** Start Data lines **

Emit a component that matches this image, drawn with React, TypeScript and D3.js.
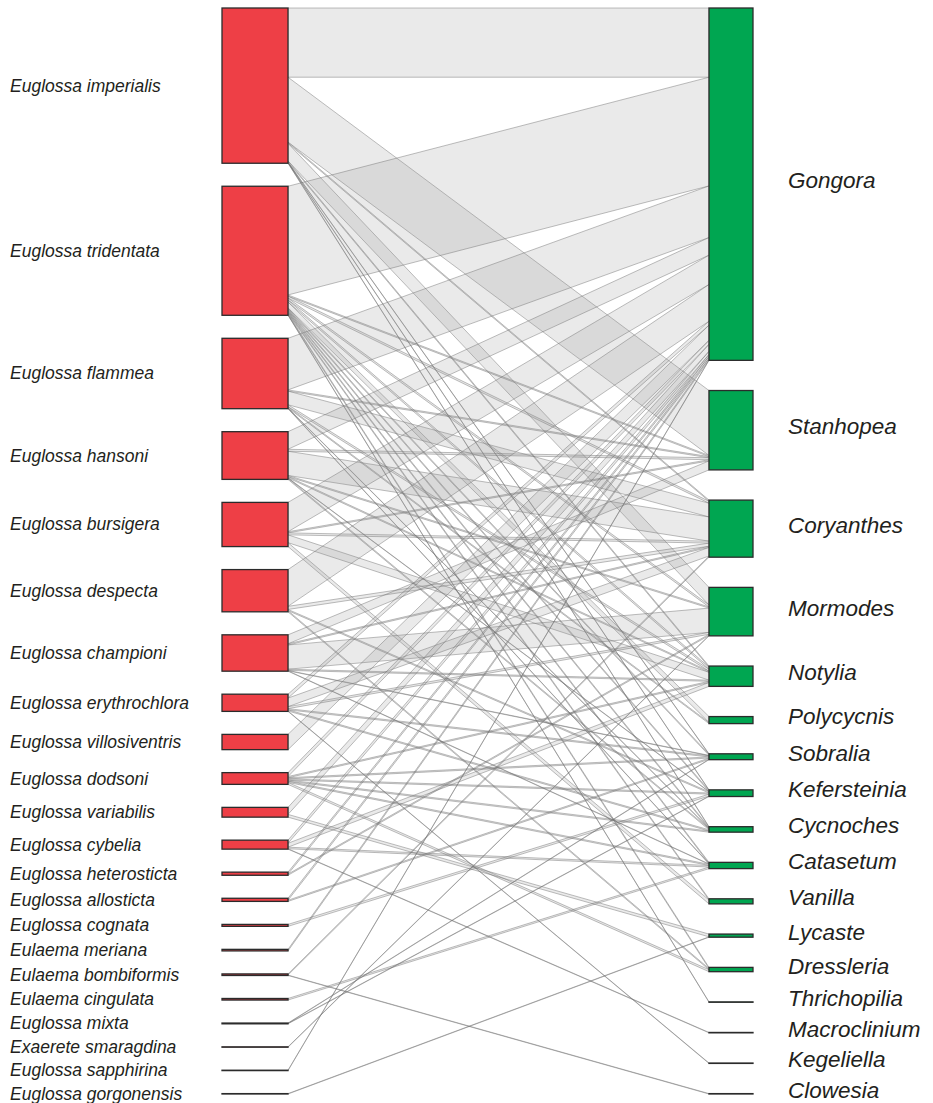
import React, { useMemo } from 'react';
import * as d3 from 'd3';

// bee species (left column), top to bottom
const bees = [
  'Euglossa imperialis', 'Euglossa tridentata', 'Euglossa flammea', 'Euglossa hansoni',
  'Euglossa bursigera', 'Euglossa despecta', 'Euglossa championi', 'Euglossa erythrochlora',
  'Euglossa villosiventris', 'Euglossa dodsoni', 'Euglossa variabilis', 'Euglossa cybelia',
  'Euglossa heterosticta', 'Euglossa allosticta', 'Euglossa cognata', 'Eulaema meriana',
  'Eulaema bombiformis', 'Eulaema cingulata', 'Euglossa mixta', 'Exaerete smaragdina',
  'Euglossa sapphirina', 'Euglossa gorgonensis',
];

// orchid genera (right column), top to bottom
const plants = [
  'Gongora', 'Stanhopea', 'Coryanthes', 'Mormodes', 'Notylia', 'Polycycnis', 'Sobralia',
  'Kefersteinia', 'Cycnoches', 'Catasetum', 'Vanilla', 'Lycaste', 'Dressleria',
  'Thrichopilia', 'Macroclinium', 'Kegeliella', 'Clowesia',
];

// visits[bee][plant], columns in the order of `plants`
const visits = [
  [177, 166, 3, 45, 3, 0, 1, 1, 1, 0, 0, 0, 0, 0, 0, 0, 0],
  [278, 3, 5, 5, 5, 15, 3, 3, 3, 3, 3, 0, 3, 1, 0, 0, 0],
  [132, 3, 35, 0, 5, 3, 0, 0, 1, 1, 0, 0, 0, 0, 0, 0, 0],
  [45, 5, 62, 3, 3, 0, 0, 1, 3, 0, 0, 0, 0, 0, 0, 0, 0],
  [75, 3, 5, 0, 20, 0, 0, 0, 0, 0, 10, 0, 0, 0, 0, 0, 0],
  [94, 0, 8, 0, 0, 0, 0, 3, 0, 0, 0, 0, 3, 0, 0, 0, 0],
  [0, 23, 3, 62, 3, 0, 1, 0, 0, 1, 0, 0, 0, 0, 0, 0, 0],
  [10, 0, 22, 5, 0, 0, 3, 0, 3, 0, 0, 0, 0, 0, 0, 1, 0],
  [39, 0, 0, 0, 0, 0, 0, 0, 0, 0, 0, 0, 0, 0, 0, 0, 0],
  [10, 0, 0, 0, 3, 0, 3, 3, 3, 3, 0, 0, 5, 0, 0, 0, 0],
  [18, 0, 0, 0, 0, 0, 0, 0, 0, 0, 0, 7, 0, 0, 0, 0, 0],
  [8, 0, 0, 0, 10, 0, 0, 0, 0, 4, 0, 0, 0, 0, 1, 0, 0],
  [5, 0, 0, 3, 0, 0, 0, 0, 0, 0, 0, 0, 0, 0, 0, 0, 0],
  [5, 0, 0, 0, 0, 0, 3, 0, 0, 0, 0, 0, 0, 0, 0, 0, 0],
  [0, 0, 0, 0, 0, 0, 0, 5, 0, 0, 0, 0, 0, 0, 0, 0, 0],
  [4, 0, 0, 0, 0, 0, 0, 0, 0, 0, 0, 0, 0, 0, 0, 0, 0],
  [0, 0, 3, 0, 0, 0, 0, 0, 0, 0, 0, 0, 0, 0, 0, 0, 1],
  [0, 0, 0, 0, 0, 0, 0, 0, 0, 4, 0, 0, 0, 0, 0, 0, 0],
  [0, 0, 0, 0, 0, 0, 1, 1, 0, 0, 0, 0, 0, 0, 0, 0, 0],
  [0, 0, 0, 1, 0, 0, 0, 0, 0, 0, 0, 0, 0, 0, 0, 0, 0],
  [1, 0, 0, 0, 0, 0, 0, 0, 0, 0, 0, 0, 0, 0, 0, 0, 0],
  [0, 0, 0, 0, 0, 0, 0, 0, 0, 0, 0, 1, 0, 0, 0, 0, 0],
];

const W = 933;
const H = 1103;
const top = 8;
const bottom = 1094;
const gapLeft = 23;
const leftBox = [222, 288];
const rightBox = [709, 753];

const App: React.FC = () => {
  const layout = useMemo(() => {
    const beeTotals = visits.map(r => d3.sum(r));
    const plantTotals = plants.map((_, j) => d3.sum(visits, r => r[j]));
    const total = d3.sum(beeTotals);
    const span = bottom - top;
    const k = (span - (bees.length - 1) * gapLeft) / total;
    const size = d3.scaleLinear().domain([0, total]).range([0, total * k]);
    const gapRight = (span - size(total)) / (plants.length - 1);

    // stack the boxes down each column
    const stack = (totals: number[], gap: number) => {
      let y = top;
      return totals.map(t => {
        const y0 = y;
        y += size(t) + gap;
        return { y0, h: size(t) };
      });
    };
    const beeNodes = stack(beeTotals, gapLeft);
    const plantNodes = stack(plantTotals, gapRight);

    // link ends: on the left ordered by plant, on the right ordered by bee
    const leftCursor = beeNodes.map(n => n.y0);
    const rightCursor = plantNodes.map(n => n.y0);
    const rightStart: number[][] = visits.map(() => plants.map(() => 0));
    plants.forEach((_, j) => {
      visits.forEach((r, i) => {
        if (r[j] > 0) {
          rightStart[i][j] = rightCursor[j];
          rightCursor[j] += size(r[j]);
        }
      });
    });
    const links: { d: string; key: string }[] = [];
    visits.forEach((r, i) => {
      r.forEach((v, j) => {
        if (v <= 0) return;
        const w = size(v);
        const ly = leftCursor[i];
        leftCursor[i] += w;
        const ry = rightStart[i][j];
        const p = d3.path();
        p.moveTo(leftBox[1], ly);
        p.lineTo(rightBox[0], ry);
        p.lineTo(rightBox[0], ry + w);
        p.lineTo(leftBox[1], ly + w);
        p.closePath();
        links.push({ d: p.toString(), key: `${i}-${j}` });
      });
    });
    return { beeNodes, plantNodes, links };
  }, []);

  return (
    <svg width={W} height={H} style={{ position: 'absolute', left: 0, top: 0, background: '#fff' }}>
      <g>
        {layout.links.map(l => (
          <path key={l.key} d={l.d} fill="rgba(150,150,150,0.2)" stroke="rgba(110,110,110,0.5)" strokeWidth={0.9} />
        ))}
      </g>
      <g>
        {layout.beeNodes.map((n, i) => (
          <rect key={bees[i]} x={leftBox[0]} y={n.y0} width={leftBox[1] - leftBox[0]} height={n.h}
            fill="#ee3f46" stroke="#2b2b2b" strokeWidth={1.3} />
        ))}
        {layout.plantNodes.map((n, j) => (
          <rect key={plants[j]} x={rightBox[0]} y={n.y0} width={rightBox[1] - rightBox[0]} height={n.h}
            fill="#00a651" stroke="#2b2b2b" strokeWidth={1.3} />
        ))}
      </g>
      <g fontFamily="'Liberation Sans', Arial, sans-serif" fontStyle="italic" fill="#231f20">
        {layout.beeNodes.map((n, i) => (
          <text key={bees[i]} x={10} y={n.y0 + n.h / 2 + 6} fontSize={17.5}>{bees[i]}</text>
        ))}
        {layout.plantNodes.map((n, j) => (
          <text key={plants[j]} x={788} y={n.y0 + n.h / 2 + 4} fontSize={22.5}>{plants[j]}</text>
        ))}
      </g>
    </svg>
  );
};

export default App;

** End Data lines **

### Prompt
Omit the pictures, then output the rest of the listing exactly.

### Exercise answer
Emit a component that matches this image, drawn with React, TypeScript and D3.js.
import React, { useMemo } from 'react';
import * as d3 from 'd3';

// bee species (left column), top to bottom
const bees = [
  'Euglossa imperialis', 'Euglossa tridentata', 'Euglossa flammea', 'Euglossa hansoni',
  'Euglossa bursigera', 'Euglossa despecta', 'Euglossa championi', 'Euglossa erythrochlora',
  'Euglossa villosiventris', 'Euglossa dodsoni', 'Euglossa variabilis', 'Euglossa cybelia',
  'Euglossa heterosticta', 'Euglossa allosticta', 'Euglossa cognata', 'Eulaema meriana',
  'Eulaema bombiformis', 'Eulaema cingulata', 'Euglossa mixta', 'Exaerete smaragdina',
  'Euglossa sapphirina', 'Euglossa gorgonensis',
];

// orchid genera (right column), top to bottom
const plants = [
  'Gongora', 'Stanhopea', 'Coryanthes', 'Mormodes', 'Notylia', 'Polycycnis', 'Sobralia',
  'Kefersteinia', 'Cycnoches', 'Catasetum', 'Vanilla', 'Lycaste', 'Dressleria',
  'Thrichopilia', 'Macroclinium', 'Kegeliella', 'Clowesia',
];

// visits[bee][plant], columns in the order of `plants`
const visits = [
  [177, 166, 3, 45, 3, 0, 1, 1, 1, 0, 0, 0, 0, 0, 0, 0, 0],
  [278, 3, 5, 5, 5, 15, 3, 3, 3, 3, 3, 0, 3, 1, 0, 0, 0],
  [132, 3, 35, 0, 5, 3, 0, 0, 1, 1, 0, 0, 0, 0, 0, 0, 0],
  [45, 5, 62, 3, 3, 0, 0, 1, 3, 0, 0, 0, 0, 0, 0, 0, 0],
  [75, 3, 5, 0, 20, 0, 0, 0, 0, 0, 10, 0, 0, 0, 0, 0, 0],
  [94, 0, 8, 0, 0, 0, 0, 3, 0, 0, 0, 0, 3, 0, 0, 0, 0],
  [0, 23, 3, 62, 3, 0, 1, 0, 0, 1, 0, 0, 0, 0, 0, 0, 0],
  [10, 0, 22, 5, 0, 0, 3, 0, 3, 0, 0, 0, 0, 0, 0, 1, 0],
  [39, 0, 0, 0, 0, 0, 0, 0, 0, 0, 0, 0, 0, 0, 0, 0, 0],
  [10, 0, 0, 0, 3, 0, 3, 3, 3, 3, 0, 0, 5, 0, 0, 0, 0],
  [18, 0, 0, 0, 0, 0, 0, 0, 0, 0, 0, 7, 0, 0, 0, 0, 0],
  [8, 0, 0, 0, 10, 0, 0, 0, 0, 4, 0, 0, 0, 0, 1, 0, 0],
  [5, 0, 0, 3, 0, 0, 0, 0, 0, 0, 0, 0, 0, 0, 0, 0, 0],
  [5, 0, 0, 0, 0, 0, 3, 0, 0, 0, 0, 0, 0, 0, 0, 0, 0],
  [0, 0, 0, 0, 0, 0, 0, 5, 0, 0, 0, 0, 0, 0, 0, 0, 0],
  [4, 0, 0, 0, 0, 0, 0, 0, 0, 0, 0, 0, 0, 0, 0, 0, 0],
  [0, 0, 3, 0, 0, 0, 0, 0, 0, 0, 0, 0, 0, 0, 0, 0, 1],
  [0, 0, 0, 0, 0, 0, 0, 0, 0, 4, 0, 0, 0, 0, 0, 0, 0],
  [0, 0, 0, 0, 0, 0, 1, 1, 0, 0, 0, 0, 0, 0, 0, 0, 0],
  [0, 0, 0, 1, 0, 0, 0, 0, 0, 0, 0, 0, 0, 0, 0, 0, 0],
  [1, 0, 0, 0, 0, 0, 0, 0, 0, 0, 0, 0, 0, 0, 0, 0, 0],
  [0, 0, 0, 0, 0, 0, 0, 0, 0, 0, 0, 1, 0, 0, 0, 0, 0],
];

const W = 933;
const H = 1103;
const top = 8;
const bottom = 1094;
const gapLeft = 23;
const leftBox = [222, 288];
const rightBox = [709, 753];

const App: React.FC = () => {
  const layout = useMemo(() => {
    const beeTotals = visits.map(r => d3.sum(r));
    const plantTotals = plants.map((_, j) => d3.sum(visits, r => r[j]));
    const total = d3.sum(beeTotals);
    const span = bottom - top;
    const k = (span - (bees.length - 1) * gapLeft) / total;
    const size = d3.scaleLinear().domain([0, total]).range([0, total * k]);
    const gapRight = (span - size(total)) / (plants.length - 1);

    // stack the boxes down each column
    const stack = (totals: number[], gap: number) => {
      let y = top;
      return totals.map(t => {
        const y0 = y;
        y += size(t) + gap;
        return { y0, h: size(t) };
      });
    };
    const beeNodes = stack(beeTotals, gapLeft);
    const plantNodes = stack(plantTotals, gapRight);

    // link ends: on the left ordered by plant, on the right ordered by bee
    const leftCursor = beeNodes.map(n => n.y0);
    const rightCursor = plantNodes.map(n => n.y0);
    const rightStart: number[][] = visits.map(() => plants.map(() => 0));
    plants.forEach((_, j) => {
      visits.forEach((r, i) => {
        if (r[j] > 0) {
          rightStart[i][j] = rightCursor[j];
          rightCursor[j] += size(r[j]);
        }
      });
    });
    const links: { d: string; key: string }[] = [];
    visits.forEach((r, i) => {
      r.forEach((v, j) => {
        if (v <= 0) return;
        const w = size(v);
        const ly = leftCursor[i];
        leftCursor[i] += w;
        const ry = rightStart[i][j];
        const p = d3.path();
        p.moveTo(leftBox[1], ly);
        p.lineTo(rightBox[0], ry);
        p.lineTo(rightBox[0], ry + w);
        p.lineTo(leftBox[1], ly + w);
        p.closePath();
        links.push({ d: p.toString(), key: `${i}-${j}` });
      });
    });
    return { beeNodes, plantNodes, links };
  }, []);

  return (
    <svg width={W} height={H} style={{ position: 'absolute', left: 0, top: 0, background: '#fff' }}>
      <g>
        {layout.links.map(l => (
          <path key={l.key} d={l.d} fill="rgba(150,150,150,0.2)" stroke="rgba(110,110,110,0.5)" strokeWidth={0.9} />
        ))}
      </g>
      <g>
        {layout.beeNodes.map((n, i) => (
          <rect key={bees[i]} x={leftBox[0]} y={n.y0} width={leftBox[1] - leftBox[0]} height={n.h}
            fill="#ee3f46" stroke="#2b2b2b" strokeWidth={1.3} />
        ))}
        {layout.plantNodes.map((n, j) => (
          <rect key={plants[j]} x={rightBox[0]} y={n.y0} width={rightBox[1] - rightBox[0]} height={n.h}
            fill="#00a651" stroke="#2b2b2b" strokeWidth={1.3} />
        ))}
      </g>
      <g fontFamily="'Liberation Sans', Arial, sans-serif" fontStyle="italic" fill="#231f20">
        {layout.beeNodes.map((n, i) => (
          <text key={bees[i]} x={10} y={n.y0 + n.h / 2 + 6} fontSize={17.5}>{bees[i]}</text>
        ))}
        {layout.plantNodes.map((n, j) => (
          <text key={plants[j]} x={788} y={n.y0 + n.h / 2 + 4} fontSize={22.5}>{plants[j]}</text>
        ))}
      </g>
    </svg>
  );
};

export default App;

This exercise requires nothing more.